What can you do to support seminarians?
Pray for them.
Pray, pray, pray for seminarians. The process of seminary formation is a grueling one. It needs to be, to ensure that only men who are fully prepared for this difficult life are the ones who are ordained. So, pray for seminarians. Don’t just pray that they can make it to ordination, though. Pray that God may help them to be open to whatever he has in store for them. Pray that they may be humble, and that they may be open to the process of formation – even if that process doesn’t culminate in ordination.
Pray for those who form them.
The formation team at a seminary has an incredibly important, incredibly difficult job. They have to say unpopular things, and sometimes their decisions are criticized. But the best formators are the ones who do all that they do out of love for the men they are forming, and love for the Church. Pray that they can do their job well.
Remember that they are real people.
A seminarian is not a different, higher life form. Seminarians are real men. They have real struggles and are imperfect. They need real friendship, they need to be challenged, they need to be prayed for. They do not need to be idolized or put on a pedestal.

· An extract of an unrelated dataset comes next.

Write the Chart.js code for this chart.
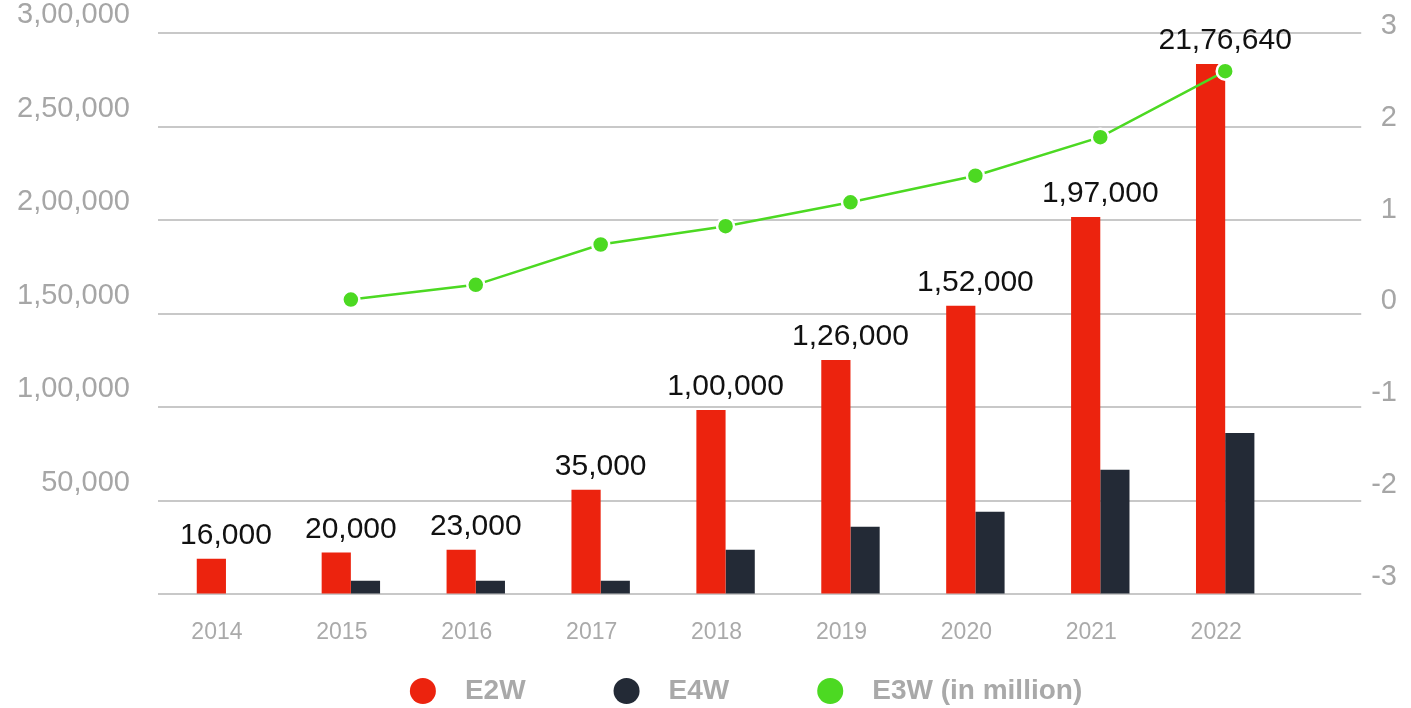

Love them even if you lose them.
It is a sign of a healthy, thriving seminary if men discern out or are asked to discern out. Want what is best for these men and for the Church. Love them, knowing that they may not be ordained. Pray that God may lead them to whatever their vocation is, even if that vocation is not to the priesthood.
Finally, share their joy.
Rejoice with those who do make it to ordination. Go to ordination Masses and share their joy. And never, never stop praying for them. Ordination isn’t the end. It is only the beginning of a life lived in service to the Church.